Länderübergreifende Abschiebehaft

Schleswig-Holstein, Hamburg und Mecklenburg-Vorpommern betreiben künftig gemeinsam Einrichtung

  • Dieter Hanisch, Kiel
  • Lesedauer: 2 Min.

In Schleswig-Holstein soll eine Abschiebehafteinrichtung geschaffen werden, die auch von Hamburg und Mecklenburg-Vorpommern betrieben wird. Das teilte das CDU-geführte Kieler Innenministerium mit. Dafür ausgeguckt wurde die frühere Marinekaserne in Glückstadt an der Elbe, die zuletzt schon als Flüchtlings-Erstaufnahme-Standort diente, aber wegen rückläufiger Flüchtlingszahlen in den »Leerstandsbetrieb« überführt wurde.

Die Vereinbarung der drei Nord-Länder für eine Einrichtung mit 60 Plätzen beruht auf einem Vorstoß aus der Kieler Vorgängerregierung, als Innenminister Stefan Studt (SPD) sogar gerne noch Niedersachsen und Bremen für eine Großlösung gewonnen hätte. Aus CDU-Kreisen war zu erfahren, dass die jetzige Drei-Länder-Regelung durch eine Abmachung zwischen den Regierungschefs Daniel Günther (Schleswig-Holstein/CDU), Olaf Scholz (Hamburg/SPD) und Manuela Schwesig (Mecklenburg-Vorpommern/SPD) zustande kam.

Im November 2014 hatte Schleswig-Holstein sein Abschiebegefängnis in Rendsburg geschlossen. Seit Ende Oktober 2016 dürfen fünf von 20 Plätzen eines Abschiebezentrums am Hamburger Flughafen mitgenutzt werden. Über die Sinnhaftigkeit des dortigen Gewahrsams wird bis heute gestritten. Jährliche Fixkosten von 2,28 Millionen Euro sind nicht von Pappe. Das nördlichste Bundesland beteiligt sich mit rund 650 000 Euro. Dieser Airport-Abschiebespot soll laut Innenministerium in Kiel beibehalten werden. Details über die Glückstädter Pläne werden nun hinter den Kulissen verhandelt. Das Land Schleswig-Holstein hat mit dem Besitzer der ehemaligen Marinekaserne einen mehrjährigen Mietvertrag geschlossen.

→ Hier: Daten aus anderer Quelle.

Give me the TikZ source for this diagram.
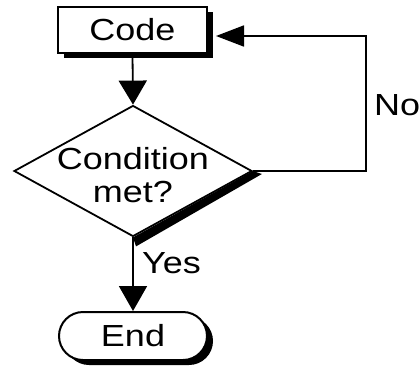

Wann genau Nägel mit Köpfen bezüglich Glückstadt gemacht sind, steht nicht fest, denn eine entsprechende Vorlage muss erst in den drei Landesparlamenten behandelt werden.

Schleswig-Holsteins Innenminister Hans-Joachim Grote (CDU) betont, dass es sich bei einem Abschiebefall um keine Strafhaft handele. Nach außen sei die Anlage geschlossen und bewacht, innen hätten die Betroffenen alle möglichen Freiräume. Daher verstehe er die Flüchtlingspolitik der Jamaika-Koalition auch als zuerst von Humanität geprägt. Von Schleswig-Holsteins Grünen hieß es, sie seien gegen eine Abschiebehafteinrichtung, sie würden sich aber gemäß dem Koalitionsvertragskompromiss verhalten.

Schleswig-Holsteins Flüchtlingsbeauftragter Stefan Schmidt hat aufs Schärfste gegen die geplante Einrichtung protestiert: »Meiner Einschätzung nach steht sie nicht im Verhältnis zu dem gewünschten Ziel einer Aufenthaltsbeendigung.« Christiane Schneider, innenpolitische Sprecherin der LINKE-Fraktion in Hamburg, befürchtet wie Schmidt, dass die geplante neue Einrichtung im Nordverbund eine Sogwirkung erzeugen wird und mit Inbetriebnahme »noch mehr Menschen inhaftiert werden, ohne dass sie sich irgendetwas haben zuschulden kommen lassen«.